Board directors should retain the services of outside experts to investigate the systems issues involved in Level 2 failure. The experts should report to the board and not to the CEO. Outside experts look for the small warning signs that preceded the failure. Such warning signs are usually missed, ignored, or downplayed.
At a supervisory level, reducing the probability of Level 2 failures involves focusing on team training in simulated crises. Supervisors should never assume things will go well. They should create failure scenarios and then have the team rehearse responses repeatedly. Such repetition increases the probability that team responses in real situations will be automatic.
Level 1.5 Failure
Edmondson does not discuss this in her book, The Right Kind of Wrong: The Science of Failing Well, but we frequently see Level 1.5 failures in our consulting practice. A Level 1.5 failure is a Level 2 failure, and everybody recognizes that there is something fundamentally wrong with the system. However, they do not know how to address the problem from a system perspective.
Their intervention pretends the problem is a Level 1 failure. A classic example is focusing on employees on your team who are constantly late for work. It is addressed as a behavioral problem. But it could also be a symptom of a corporate culture that arbitrarily requires a time-sheet mentality unrelated to the business needs. It could be that the company fails to appreciate the logistical difficulty of taking children to school and then driving off to work.

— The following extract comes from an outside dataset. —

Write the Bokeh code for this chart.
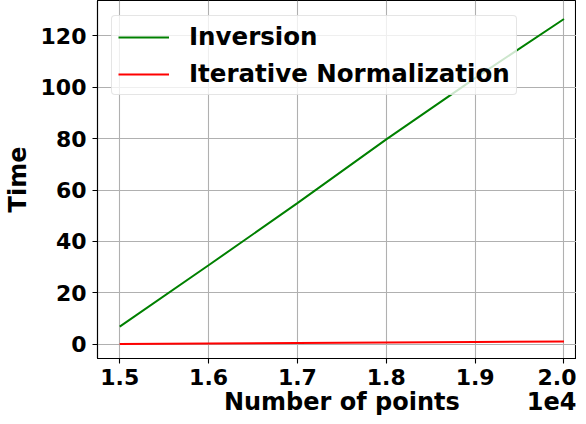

Passive-aggressive team members may be a symptom of too much work and too few resources to manage the work.
Level 3 Failure
Edmondson calls Level 3 failure “intelligent failure.” Intelligent failures involve problems associated with grappling with novel situations.

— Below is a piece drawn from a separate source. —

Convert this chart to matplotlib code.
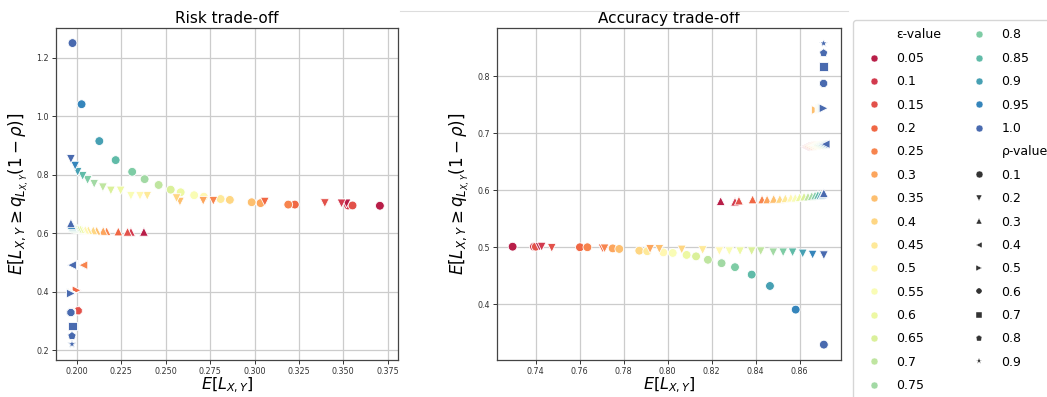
import numpy as np
import matplotlib.pyplot as plt
from matplotlib.lines import Line2D

# epsilon (hue) and rho (style) levels
eps_values = [0.05, 0.1, 0.15, 0.2, 0.25, 0.3, 0.35, 0.4, 0.45, 0.5,
              0.55, 0.6, 0.65, 0.7, 0.75, 0.8, 0.85, 0.9, 0.95, 1.0]
rho_values = [0.1, 0.2, 0.3, 0.4, 0.5, 0.6, 0.7, 0.8, 0.9]

# Risk trade-off: one row per rho, one entry per epsilon
risk_x = [
    [0.3706, 0.3527, 0.3552, 0.3227, 0.3190, 0.3034, 0.2984, 0.2861, 0.2809, 0.2715,
     0.2660, 0.2584, 0.2528, 0.2460, 0.2381, 0.2311, 0.2218, 0.2126, 0.2026, 0.1975],
    [0.3518, 0.3490, 0.3396, 0.3058, 0.2768, 0.2711, 0.2580, 0.2561, 0.2396, 0.2355,
     0.2304, 0.2246, 0.2191, 0.2146, 0.2097, 0.2060, 0.2032, 0.2004, 0.1990, 0.1966],
    [0.2377, 0.2304, 0.2285, 0.2233, 0.2167, 0.2148, 0.2111, 0.2092, 0.2064, 0.2047,
     0.2028, 0.2019, 0.2005, 0.1994, 0.1987, 0.1980, 0.1977, 0.1975, 0.1970, 0.1966],
    [0.2034, 0.2035, 0.2035, 0.2036, 0.2036, 0.1980, 0.1979, 0.1978, 0.1977, 0.1976,
     0.1976, 0.1975, 0.1975, 0.1974, 0.1974, 0.1973, 0.1973, 0.1972, 0.1972, 0.1972],
    [0.2000, 0.2000, 0.1999, 0.1998, 0.1970, 0.1969, 0.1969, 0.1968, 0.1968, 0.1968,
     0.1967, 0.1967, 0.1967, 0.1967, 0.1966, 0.1966, 0.1966, 0.1966, 0.1966, 0.1966],
    [0.2005, 0.2006, 0.2007, 0.1970, 0.1970, 0.1969, 0.1969, 0.1969, 0.1968, 0.1968,
     0.1968, 0.1968, 0.1967, 0.1967, 0.1967, 0.1967, 0.1966, 0.1966, 0.1966, 0.1966],
    [0.1975] * 20,
    [0.1972] * 20,
    [0.1972] * 20,
]
risk_y = [
    [0.694, 0.695, 0.695, 0.698, 0.698, 0.703, 0.706, 0.714, 0.717, 0.725,
     0.730, 0.740, 0.749, 0.765, 0.785, 0.810, 0.850, 0.915, 1.041, 1.250],
    [0.702, 0.702, 0.703, 0.708, 0.711, 0.711, 0.708, 0.720, 0.728, 0.728,
     0.728, 0.746, 0.746, 0.757, 0.769, 0.782, 0.796, 0.810, 0.831, 0.854],
    [0.605, 0.605, 0.605, 0.606, 0.607, 0.608, 0.609, 0.610, 0.611, 0.612,
     0.613, 0.614, 0.615, 0.616, 0.617, 0.619, 0.621, 0.624, 0.628, 0.634],
    [0.491] * 20,
    [0.404, 0.404, 0.405, 0.405, 0.397, 0.397, 0.397, 0.397, 0.396, 0.396,
     0.396, 0.396, 0.395, 0.395, 0.395, 0.395, 0.395, 0.394, 0.394, 0.394],
    [0.335, 0.335, 0.335, 0.331, 0.331, 0.331, 0.331, 0.330, 0.330, 0.330,
     0.330, 0.330, 0.330, 0.330, 0.329, 0.329, 0.329, 0.329, 0.329, 0.329],
    [0.283] * 20,
    [0.249] * 20,
    [0.221] * 20,
]

# Accuracy trade-off
acc_x = [
    [0.7295, 0.7392, 0.7401, 0.7601, 0.7635, 0.7750, 0.7780, 0.7871, 0.7907, 0.7980,
     0.8023, 0.8086, 0.8129, 0.8183, 0.8245, 0.8306, 0.8382, 0.8465, 0.8582, 0.8710],
    [0.7417, 0.7427, 0.7473, 0.7704, 0.7713, 0.7920, 0.7962, 0.8064, 0.8159, 0.8235,
     0.8280, 0.8329, 0.8382, 0.8423, 0.8480, 0.8525, 0.8568, 0.8614, 0.8659, 0.8710],
    [0.8241, 0.8306, 0.8324, 0.8386, 0.8429, 0.8452, 0.8482, 0.8510, 0.8535, 0.8560,
     0.8580, 0.8600, 0.8620, 0.8638, 0.8655, 0.8670, 0.8683, 0.8695, 0.8705, 0.8710],
    [0.8625, 0.8628, 0.8632, 0.8636, 0.8640, 0.8645, 0.8650, 0.8655, 0.8660, 0.8665,
     0.8670, 0.8675, 0.8680, 0.8685, 0.8690, 0.8695, 0.8700, 0.8705, 0.8710, 0.8718],
    [0.8672, 0.8672, 0.8672, 0.8672, 0.8673, 0.8673, 0.8674, 0.8690, 0.8692, 0.8694,
     0.8696, 0.8698, 0.8700, 0.8702, 0.8703, 0.8704, 0.8705, 0.8706, 0.8707, 0.8709],
    [0.8709] * 20,
    [0.8709] * 20,
    [0.8709] * 20,
    [0.8709] * 20,
]
acc_y = [
    [0.501, 0.501, 0.501, 0.500, 0.500, 0.498, 0.497, 0.494, 0.493, 0.491,
     0.490, 0.4865, 0.484, 0.478, 0.472, 0.465, 0.452, 0.432, 0.3905, 0.329],
    [0.501, 0.501, 0.499, 0.498, 0.498, 0.497, 0.497, 0.496, 0.495, 0.493,
     0.493, 0.493, 0.493, 0.493, 0.491, 0.491, 0.491, 0.489, 0.487, 0.486],
    [0.581, 0.580, 0.582, 0.584, 0.584, 0.584, 0.585, 0.585, 0.586, 0.587,
     0.587, 0.588, 0.589, 0.589, 0.590, 0.591, 0.592, 0.592, 0.593, 0.595],
    [0.6765, 0.677, 0.677, 0.6775, 0.6775, 0.678, 0.678, 0.678, 0.6785, 0.6785,
     0.679, 0.679, 0.679, 0.6795, 0.6795, 0.680, 0.680, 0.6805, 0.6805, 0.681],
    [0.741, 0.741, 0.741, 0.741, 0.741, 0.741, 0.741, 0.743, 0.743, 0.743,
     0.743, 0.743, 0.744, 0.744, 0.744, 0.744, 0.744, 0.744, 0.744, 0.744],
    [0.7877] * 20,
    [0.817] * 20,
    [0.841] * 20,
    [0.858] * 20,
]

markers = ['o', 'v', '^', '<', '>', '8', 's', 'p', '*']
colors = plt.get_cmap('Spectral')(np.linspace(0, 1, len(eps_values) + 2)[1:-1])

fig = plt.figure(figsize=(10.47, 3.97), dpi=100)
ax1 = fig.add_axes([56 / 1047, 1 - 360 / 397, 342 / 1047, 332 / 397])
ax2 = fig.add_axes([497 / 1047, 1 - 360 / 397, 344 / 1047, 332 / 397])


def draw(ax, xs, ys, title):
    for i, rho in enumerate(rho_values):
        ax.scatter(xs[i], ys[i], c=colors, marker=markers[i], s=40,
                   edgecolors='white', linewidths=0.6, zorder=3)
    ax.set_title(title, fontsize=11, pad=3.5)
    ax.set_xlabel(r'$E[L_{X,Y}]$', fontsize=11.5, labelpad=0)
    ax.set_ylabel(r'$E[L_{X,Y} \geq q_{L_{X,Y}}(1-\rho)]$', fontsize=12, labelpad=4)
    ax.grid(True, color='#cccccc', linewidth=0.9)
    ax.set_axisbelow(True)
    ax.tick_params(labelsize=5.8, colors='#333333', length=3, width=0.7, pad=2)
    for sp in ax.spines.values():
        sp.set_color('#444444')
        sp.set_linewidth(0.9)


draw(ax1, risk_x, risk_y, 'Risk trade-off')
ax1.set_xlim(0.1882, 0.3808)
ax1.set_ylim(0.1668, 1.3015)
ax1.set_xticks(np.arange(0.200, 0.376, 0.025))
ax1.set_xticklabels(['%.3f' % t for t in np.arange(0.200, 0.376, 0.025)])
ax1.set_yticks([0.2, 0.4, 0.6, 0.8, 1.0, 1.2])

draw(ax2, acc_x, acc_y, 'Accuracy trade-off')
ax2.set_xlim(0.7224, 0.8788)
ax2.set_ylim(0.302, 0.885)
ax2.set_xticks([0.74, 0.76, 0.78, 0.80, 0.82, 0.84, 0.86])
ax2.set_xticklabels(['0.74', '0.76', '0.78', '0.80', '0.82', '0.84', '0.86'])
ax2.set_yticks([0.4, 0.5, 0.6, 0.7, 0.8])

# screenshot separator above the right panel
fig.add_artist(Line2D([400 / 1047, 848 / 1047], [1 - 11 / 397, 1 - 11 / 397],
                      color='#dddddd', linewidth=0.8))

# legend: hue levels then style levels
handles = [Line2D([], [], linestyle='', marker='')]
labels = ['ε-value']
for c, e in zip(colors, eps_values):
    handles.append(Line2D([], [], linestyle='', marker='o', color=c,
                          markeredgecolor='white', markeredgewidth=0.3, markersize=5))
    labels.append(str(e))
handles.append(Line2D([], [], linestyle='', marker=''))
labels.append('ρ-value')
for m, r in zip(markers, rho_values):
    handles.append(Line2D([], [], linestyle='', marker=m, color='0.2',
                          markeredgecolor='white', markeredgewidth=0.3, markersize=5))
    labels.append(str(r))

fig.legend(handles, labels, ncol=2, loc='upper left', fontsize=9,
           bbox_to_anchor=(853 / 1047, 1 - 20 / 397), borderaxespad=0,
           borderpad=0.68, labelspacing=0.83, frameon=True)

fig.savefig('out.png', dpi=100)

According to Thomas Edison’s records, he failed 2,774 times to find a light bulb filament that would glow in a vacuum when electricity passed through. Treating this type of exploratory failure the same way you treat Level 1 or Level 2 failure defeats the purpose of research. Such failures should be celebrated.

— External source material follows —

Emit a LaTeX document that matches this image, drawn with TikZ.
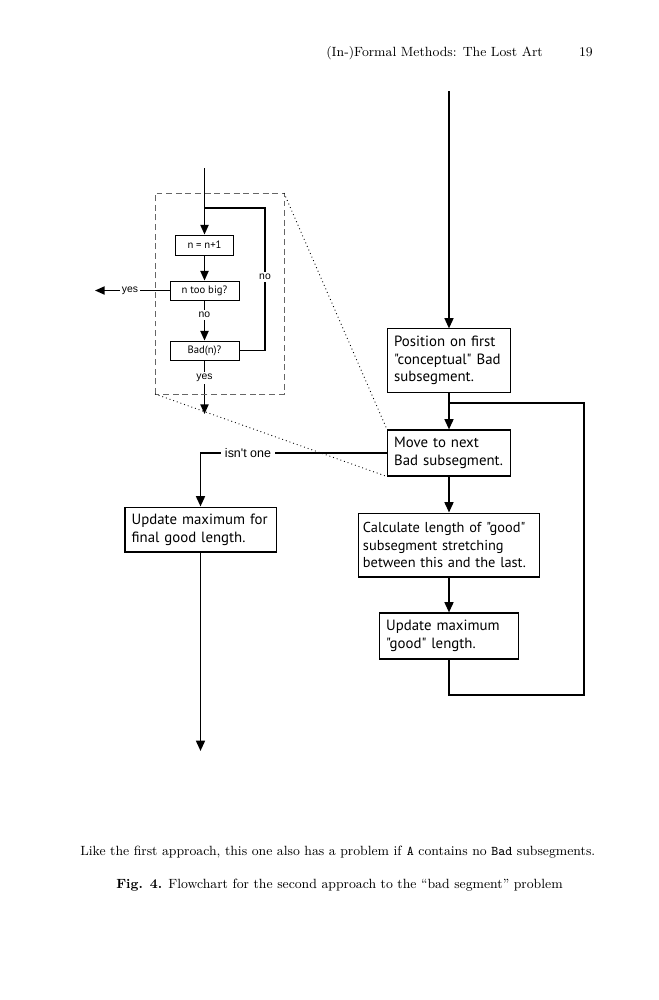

Level 3 failures often occur outside the laboratory. An appropriate Level 3 failure is an attempt to climb Mount Washington in New Hampshire only to discover that you are not physically up for the task. It could involve baking a pie for the first time with results that are not tasty.
A primary care physician experiments with a new medication, a sales professional tries a novel approach to bring prospects, and a store manager changes the usual assortment on the shelves.
Edmondson argues that Level 3 failures be encouraged since they are the only way to achieve Level 3 success. Create a safe environment for employees to try novel approaches. One company established Failure Fridays. They allow colleagues opportunities to safely share what did not go well and what was learned.
Boards should encourage CEOs to report Level 3 failures as a way of encouraging a corporate culture of innovation. We recommend one hour a year be devoted to formal presentations of Level 3 failures within and outside the research and development function.
Conclusion
Failure is bad and success is good is a framework for failure. Not all failures are alike. There are four types of failures. They need to be managed differently. And the board needs to play its part in failure management.
Steve Jobs is the symbol of 20th-century entrepreneurial success. When he gave a commencement address at Stanford University, however, he chose to discuss the importance of failure in his development as a leader.